Цитаты, которые мы находим в произведениях отцов церкви, конечно, могут оспариваться, потому что порой они бывают настолько косвенными, что определить их источник не представляется возможным. Однако во многих случаях, даже если цитата неточна, ее словесный состав или содержание помогают идентифицировать ее с той или иной книгой, которую автор, приводящий эту цитату, знал и пользовался ею, а значит она действительно пригодна для практических целей.
Неофициальные свидетельства
Пожалуй, самым ранним документом, цитирующим каждую книгу Нового Завета, было 1-е Послание Климента, которое само рассматривалось как каноническое частью христиан. Это послание Климента входит в состав Александрийского кодекса вместе с Новозаветными книгами. Оно было написано в Риме и адресовано церкви в Коринфе. Обычно 1-е Послание Климента датируется 95 г. н.э. В нем содержатся ясные ссылки на Послание к Евреям, 1-е Коринфянам, Послание к Римлянам и Евангелие от Матфея.
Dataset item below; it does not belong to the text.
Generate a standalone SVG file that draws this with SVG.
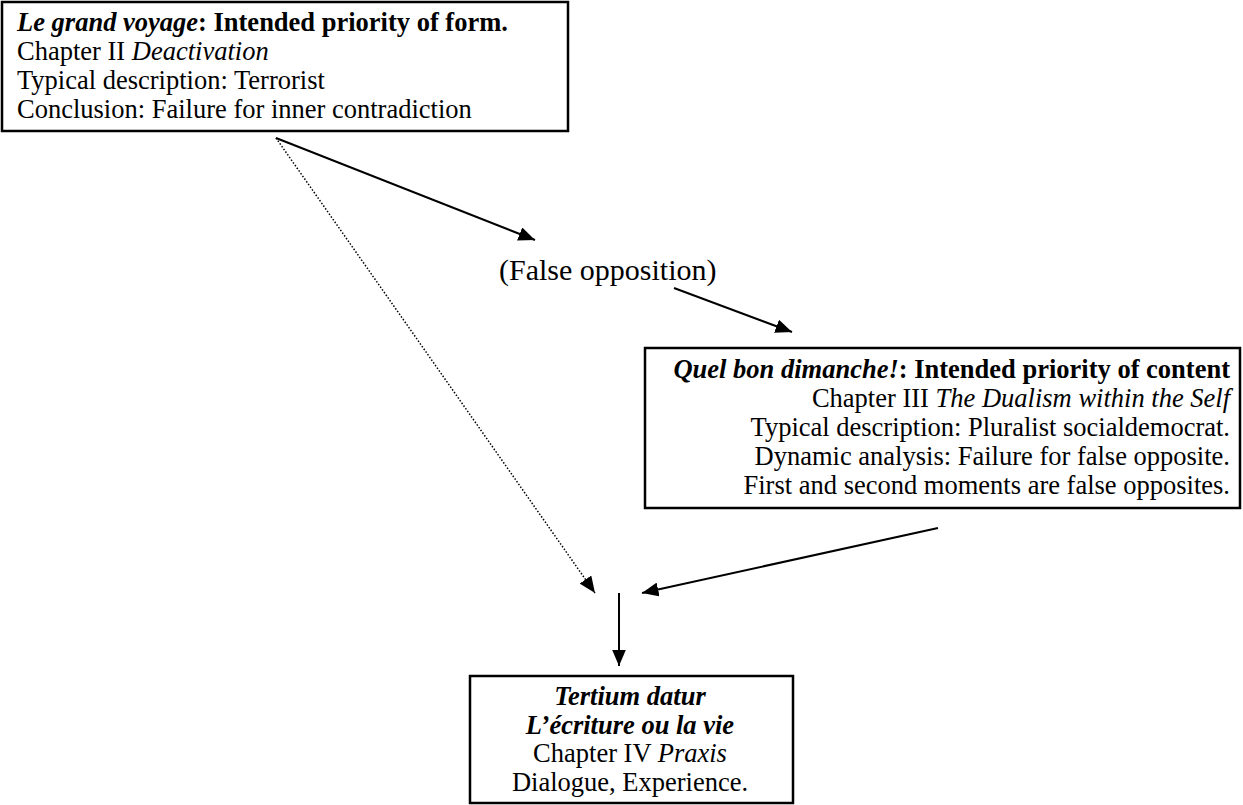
<svg xmlns="http://www.w3.org/2000/svg" width="1243" height="805" viewBox="0 0 1243 805" font-family="'Liberation Serif', 'Times New Roman', 'DejaVu Serif', serif">
<defs>
<style>
.box{fill:#fff;stroke:#000;stroke-width:2.5}
.t{font-family:'Liberation Serif','Times New Roman','DejaVu Serif',serif;font-size:26.5px;fill:#000}
.big{font-size:30px}
.bi{font-weight:bold;font-style:italic}
.b{font-weight:bold}
.i{font-style:italic}
.solid{stroke:#000;stroke-width:2;fill:none}
.dot{stroke:#000;stroke-width:1.5;fill:none;stroke-dasharray:1.5 1.8}
</style>
<marker id="ah" markerUnits="userSpaceOnUse" markerWidth="17" markerHeight="14" refX="16.5" refY="7" orient="auto">
<path d="M0,0 L16.5,7 L0,14 z" fill="#000"/>
</marker>
</defs>
<rect width="1243" height="805" fill="#fff"/>
<g id="connectors">
<line class="solid" x1="276" y1="138" x2="535" y2="240" marker-end="url(#ah)"/>
<line class="solid" x1="674" y1="288" x2="792" y2="332" marker-end="url(#ah)"/>
<line class="dot" x1="276" y1="138" x2="595" y2="593" marker-end="url(#ah)"/>
<line class="solid" x1="938" y1="528" x2="642" y2="593" marker-end="url(#ah)"/>
<line class="solid" x1="619" y1="593" x2="619" y2="666" marker-end="url(#ah)"/>
</g>
<g id="node-grand-voyage">
<rect class="box" x="2" y="2" width="566" height="129"/>
<text class="t" x="17" y="30.5"><tspan class="bi">Le grand voyage</tspan><tspan class="b">: Intended priority of form.</tspan></text>
<text class="t" x="17" y="59.5">Chapter II <tspan class="i">Deactivation</tspan></text>
<text class="t" x="17" y="88.5">Typical description: Terrorist</text>
<text class="t" x="17" y="117.5">Conclusion: Failure for inner contradiction</text>
</g>
<g id="label-false-opposition">
<text class="t big" x="499" y="280">(False opposition)</text>
</g>
<g id="node-quel-bon-dimanche">
<rect class="box" x="645" y="348" width="595" height="160"/>
<text class="t" x="1230" y="378" text-anchor="end"><tspan class="bi">Quel bon dimanche!</tspan><tspan class="b">: Intended priority of content</tspan></text>
<text class="t" x="1230" y="407" text-anchor="end">Chapter III <tspan class="i">The Dualism within the Self</tspan></text>
<text class="t" x="1230" y="436" text-anchor="end">Typical description: Pluralist socialdemocrat.</text>
<text class="t" x="1230" y="465" text-anchor="end">Dynamic analysis: Failure for false opposite.</text>
<text class="t" x="1230" y="494" text-anchor="end">First and second moments are false opposites.</text>
</g>
<g id="node-tertium-datur">
<rect class="box" x="470" y="676" width="323" height="127"/>
<text class="t bi" x="630" y="705" text-anchor="middle">Tertium datur</text>
<text class="t bi" x="630" y="733.5" text-anchor="middle">L’écriture ou la vie</text>
<text class="t" x="630" y="762" text-anchor="middle">Chapter IV <tspan class="i">Praxis</tspan></text>
<text class="t" x="630" y="790.5" text-anchor="middle">Dialogue, Experience.</text>
</g>
</svg>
Игнатий Антиохийский (приблизительно 116 г. н.э.) был знаком со всеми посланиями апостола Павла и цитировал Евангелие от Матфея, а также, возможно, ссылался на Евангелие от Иоанна.
Поликарп Смирнский (приблизительно 150 г. н.э.) также был знаком с посланиями Павла и Евангелием от Матфея. Он цитировал 1-е Послание Петра и 1-е Иоанна и, вероятно, знал книгу Деяний.
«Дидахе», «Учение двенадцати апостолов», сложившееся в первой половине II века, цитировало и Матфея, и Луку, и многие другие новозаветные книги.
Послание Варнавы (приблизительно 130 г. н.э.) цитирует Матфея, используя оборот «написано», чтобы привести цитату. Это может служить подтверждением того факта, что писания Нового Завета начинают признаваться имеющими такую же ценность и авторитет, что и писания Ветхого Завета.
«Пастырь» Ерма, аллегорическое произведение начала II века (приблизительно 140 г. н.э.), упоминает Послание Иакова.
Иустин Мученик (приблизительно 100-165 г. н.э.), сирийский грек, философ, ссылается на Евангелия от Марка, Матфея. Луки, Иоанна, на Деяния Апостолов и на многие послания Павла. Он утверждает, что «Воспоминания апостолов», называемые «Евангелиями», читались каждое воскресенье на церковных богослужениях наряду с Ветхим Заветом. Из этого утверждения Иустина следует, что рядом с Ветхим Заветом формируется новый стандарт (т.е. канон) и что церковь использует для своих богослужений как ветхозаветные, так и новозаветные писания. Его ученик, Татиан, создал первую гармонию, согласование Евангелий, называемую «Диатессарон», которая и стала общепринятой для церкви на многие годы.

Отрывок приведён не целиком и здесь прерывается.